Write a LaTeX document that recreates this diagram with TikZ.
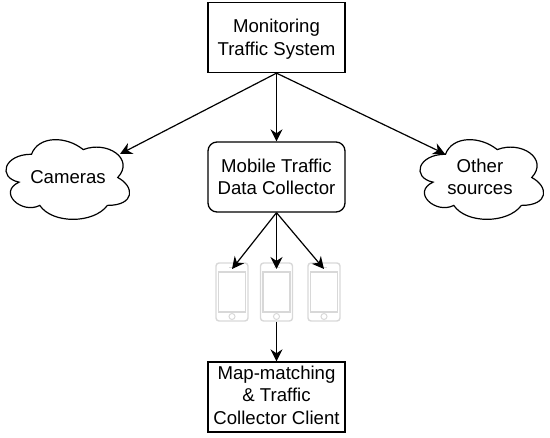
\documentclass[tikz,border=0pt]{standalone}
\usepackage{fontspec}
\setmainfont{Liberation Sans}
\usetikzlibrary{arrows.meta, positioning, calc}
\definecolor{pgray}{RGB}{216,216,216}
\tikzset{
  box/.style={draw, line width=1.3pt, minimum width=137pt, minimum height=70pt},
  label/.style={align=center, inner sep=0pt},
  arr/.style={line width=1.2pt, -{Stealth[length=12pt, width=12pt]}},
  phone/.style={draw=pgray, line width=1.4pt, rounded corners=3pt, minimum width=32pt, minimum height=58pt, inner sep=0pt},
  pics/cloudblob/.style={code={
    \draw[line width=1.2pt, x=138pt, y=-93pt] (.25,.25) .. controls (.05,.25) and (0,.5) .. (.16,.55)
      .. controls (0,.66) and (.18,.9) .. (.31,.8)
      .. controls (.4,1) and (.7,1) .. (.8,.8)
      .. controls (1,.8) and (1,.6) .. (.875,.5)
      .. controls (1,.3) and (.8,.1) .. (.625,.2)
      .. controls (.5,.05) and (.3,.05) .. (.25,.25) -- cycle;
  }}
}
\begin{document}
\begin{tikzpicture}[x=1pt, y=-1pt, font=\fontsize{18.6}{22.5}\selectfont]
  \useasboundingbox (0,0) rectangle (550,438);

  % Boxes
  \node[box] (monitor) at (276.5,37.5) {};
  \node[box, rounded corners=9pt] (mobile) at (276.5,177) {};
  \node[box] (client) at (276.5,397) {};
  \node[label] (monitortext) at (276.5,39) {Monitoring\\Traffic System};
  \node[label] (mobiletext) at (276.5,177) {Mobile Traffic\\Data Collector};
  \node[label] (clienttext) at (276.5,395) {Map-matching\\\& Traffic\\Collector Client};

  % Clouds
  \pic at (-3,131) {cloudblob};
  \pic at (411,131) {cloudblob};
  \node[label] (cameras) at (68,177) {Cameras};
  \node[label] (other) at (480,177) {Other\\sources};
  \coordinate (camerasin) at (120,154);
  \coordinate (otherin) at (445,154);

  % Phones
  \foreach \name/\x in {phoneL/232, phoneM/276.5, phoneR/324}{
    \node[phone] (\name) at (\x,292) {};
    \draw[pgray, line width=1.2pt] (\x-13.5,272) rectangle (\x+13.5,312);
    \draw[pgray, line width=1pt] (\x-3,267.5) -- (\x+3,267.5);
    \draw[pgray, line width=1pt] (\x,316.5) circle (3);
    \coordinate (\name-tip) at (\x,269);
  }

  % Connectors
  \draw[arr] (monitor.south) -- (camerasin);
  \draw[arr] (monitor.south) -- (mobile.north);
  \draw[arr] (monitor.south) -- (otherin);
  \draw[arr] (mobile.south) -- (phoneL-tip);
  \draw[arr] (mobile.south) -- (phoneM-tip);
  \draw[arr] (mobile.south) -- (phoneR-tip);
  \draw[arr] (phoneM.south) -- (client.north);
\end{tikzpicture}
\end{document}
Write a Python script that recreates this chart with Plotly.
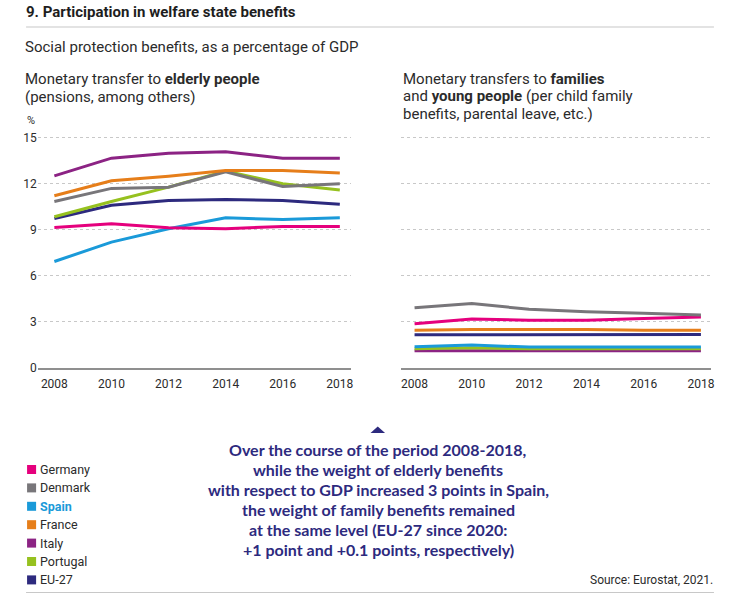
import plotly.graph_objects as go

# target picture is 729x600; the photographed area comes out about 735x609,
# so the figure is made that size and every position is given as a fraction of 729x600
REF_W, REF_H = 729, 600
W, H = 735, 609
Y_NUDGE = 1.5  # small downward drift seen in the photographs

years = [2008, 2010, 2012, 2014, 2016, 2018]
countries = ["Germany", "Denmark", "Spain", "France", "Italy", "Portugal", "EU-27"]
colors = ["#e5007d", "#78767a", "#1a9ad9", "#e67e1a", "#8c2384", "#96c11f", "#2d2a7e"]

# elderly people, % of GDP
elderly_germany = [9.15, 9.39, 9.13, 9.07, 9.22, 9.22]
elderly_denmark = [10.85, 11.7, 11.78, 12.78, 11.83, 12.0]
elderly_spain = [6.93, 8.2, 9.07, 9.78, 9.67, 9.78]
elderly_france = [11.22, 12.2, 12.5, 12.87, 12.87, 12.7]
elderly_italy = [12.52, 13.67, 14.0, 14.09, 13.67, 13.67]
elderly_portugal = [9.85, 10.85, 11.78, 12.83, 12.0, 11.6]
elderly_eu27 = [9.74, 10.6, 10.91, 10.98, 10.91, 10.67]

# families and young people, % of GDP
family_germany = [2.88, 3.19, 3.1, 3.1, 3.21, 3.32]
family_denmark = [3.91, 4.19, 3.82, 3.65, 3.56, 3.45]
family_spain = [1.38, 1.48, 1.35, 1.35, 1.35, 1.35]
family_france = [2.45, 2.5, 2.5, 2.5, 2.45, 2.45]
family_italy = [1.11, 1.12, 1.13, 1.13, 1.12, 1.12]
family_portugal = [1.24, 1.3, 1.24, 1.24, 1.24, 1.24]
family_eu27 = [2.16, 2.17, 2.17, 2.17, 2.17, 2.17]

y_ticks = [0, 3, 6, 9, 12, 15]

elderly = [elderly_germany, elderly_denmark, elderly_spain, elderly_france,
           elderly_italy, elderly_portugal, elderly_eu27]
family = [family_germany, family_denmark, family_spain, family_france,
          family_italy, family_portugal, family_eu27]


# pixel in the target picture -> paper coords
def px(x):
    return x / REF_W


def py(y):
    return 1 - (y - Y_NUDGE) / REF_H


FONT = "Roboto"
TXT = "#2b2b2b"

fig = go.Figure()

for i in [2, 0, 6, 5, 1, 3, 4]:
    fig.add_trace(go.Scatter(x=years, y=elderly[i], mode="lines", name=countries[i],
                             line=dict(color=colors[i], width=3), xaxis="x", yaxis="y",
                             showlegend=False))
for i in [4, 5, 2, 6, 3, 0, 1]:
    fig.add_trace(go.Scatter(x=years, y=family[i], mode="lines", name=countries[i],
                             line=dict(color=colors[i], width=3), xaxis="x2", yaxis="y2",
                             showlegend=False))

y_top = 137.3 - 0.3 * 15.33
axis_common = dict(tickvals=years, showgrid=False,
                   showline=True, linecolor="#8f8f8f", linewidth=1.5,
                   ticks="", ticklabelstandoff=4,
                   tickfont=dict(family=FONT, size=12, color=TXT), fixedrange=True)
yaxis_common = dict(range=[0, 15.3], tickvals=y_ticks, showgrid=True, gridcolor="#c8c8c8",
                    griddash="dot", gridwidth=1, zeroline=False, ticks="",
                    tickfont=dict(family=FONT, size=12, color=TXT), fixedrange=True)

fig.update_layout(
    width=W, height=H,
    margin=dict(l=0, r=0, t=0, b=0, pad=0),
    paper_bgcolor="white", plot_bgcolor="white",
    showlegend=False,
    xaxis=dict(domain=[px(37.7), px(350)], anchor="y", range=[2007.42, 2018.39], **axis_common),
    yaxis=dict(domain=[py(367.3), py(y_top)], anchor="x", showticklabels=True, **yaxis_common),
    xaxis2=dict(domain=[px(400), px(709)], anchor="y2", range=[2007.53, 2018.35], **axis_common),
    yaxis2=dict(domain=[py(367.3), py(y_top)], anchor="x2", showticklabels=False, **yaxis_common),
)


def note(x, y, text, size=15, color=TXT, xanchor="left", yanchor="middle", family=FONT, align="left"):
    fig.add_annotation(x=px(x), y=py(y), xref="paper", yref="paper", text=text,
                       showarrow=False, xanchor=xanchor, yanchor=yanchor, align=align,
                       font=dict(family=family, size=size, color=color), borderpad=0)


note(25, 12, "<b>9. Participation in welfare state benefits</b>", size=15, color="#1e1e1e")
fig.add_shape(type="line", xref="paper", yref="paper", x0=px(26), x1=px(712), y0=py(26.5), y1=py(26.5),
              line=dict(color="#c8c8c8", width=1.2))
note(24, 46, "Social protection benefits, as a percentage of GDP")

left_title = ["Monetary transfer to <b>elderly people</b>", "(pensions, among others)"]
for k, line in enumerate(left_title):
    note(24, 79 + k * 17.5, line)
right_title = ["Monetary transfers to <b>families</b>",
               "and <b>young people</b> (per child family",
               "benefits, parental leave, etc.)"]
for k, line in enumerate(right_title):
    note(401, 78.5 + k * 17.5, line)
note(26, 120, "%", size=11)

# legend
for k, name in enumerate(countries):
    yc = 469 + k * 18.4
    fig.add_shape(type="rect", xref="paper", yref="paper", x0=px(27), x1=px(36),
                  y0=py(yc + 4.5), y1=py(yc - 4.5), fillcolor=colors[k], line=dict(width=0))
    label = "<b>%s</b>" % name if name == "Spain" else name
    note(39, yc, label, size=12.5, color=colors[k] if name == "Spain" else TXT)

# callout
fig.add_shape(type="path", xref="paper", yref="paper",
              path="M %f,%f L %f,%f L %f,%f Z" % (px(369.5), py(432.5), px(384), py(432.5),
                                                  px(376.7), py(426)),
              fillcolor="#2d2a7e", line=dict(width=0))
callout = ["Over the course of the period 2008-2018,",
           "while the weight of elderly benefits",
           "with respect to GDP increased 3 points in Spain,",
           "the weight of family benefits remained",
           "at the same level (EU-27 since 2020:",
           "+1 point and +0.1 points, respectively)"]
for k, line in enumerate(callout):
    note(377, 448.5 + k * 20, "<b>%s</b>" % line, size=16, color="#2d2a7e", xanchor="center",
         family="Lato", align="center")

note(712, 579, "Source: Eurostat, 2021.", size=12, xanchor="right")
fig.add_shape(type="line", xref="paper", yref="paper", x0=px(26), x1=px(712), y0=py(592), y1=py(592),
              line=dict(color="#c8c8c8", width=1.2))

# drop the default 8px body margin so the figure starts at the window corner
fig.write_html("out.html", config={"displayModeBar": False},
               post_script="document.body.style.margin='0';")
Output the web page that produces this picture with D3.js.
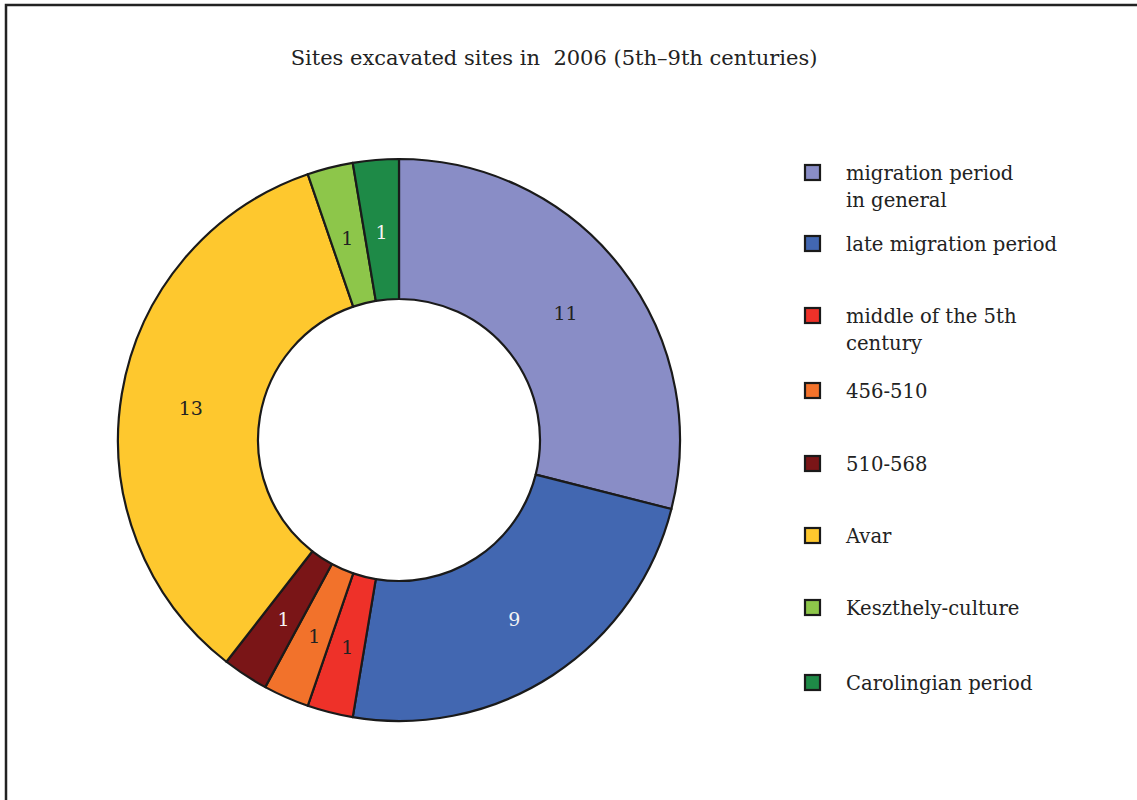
________________________________________
**Written request:** Reproduce the data above exactly, but only from the line containing "Write a Python" through the line containing "elderly_eu27 = [9.74, 10.6, 10.91, 10.98, 10.91, 10.67]"; skip the pictures.

**Worked answer:**
Write a Python script that recreates this chart with Plotly.
import plotly.graph_objects as go

# target picture is 729x600; the photographed area comes out about 735x609,
# so the figure is made that size and every position is given as a fraction of 729x600
REF_W, REF_H = 729, 600
W, H = 735, 609
Y_NUDGE = 1.5  # small downward drift seen in the photographs

years = [2008, 2010, 2012, 2014, 2016, 2018]
countries = ["Germany", "Denmark", "Spain", "France", "Italy", "Portugal", "EU-27"]
colors = ["#e5007d", "#78767a", "#1a9ad9", "#e67e1a", "#8c2384", "#96c11f", "#2d2a7e"]

# elderly people, % of GDP
elderly_germany = [9.15, 9.39, 9.13, 9.07, 9.22, 9.22]
elderly_denmark = [10.85, 11.7, 11.78, 12.78, 11.83, 12.0]
elderly_spain = [6.93, 8.2, 9.07, 9.78, 9.67, 9.78]
elderly_france = [11.22, 12.2, 12.5, 12.87, 12.87, 12.7]
elderly_italy = [12.52, 13.67, 14.0, 14.09, 13.67, 13.67]
elderly_portugal = [9.85, 10.85, 11.78, 12.83, 12.0, 11.6]
elderly_eu27 = [9.74, 10.6, 10.91, 10.98, 10.91, 10.67]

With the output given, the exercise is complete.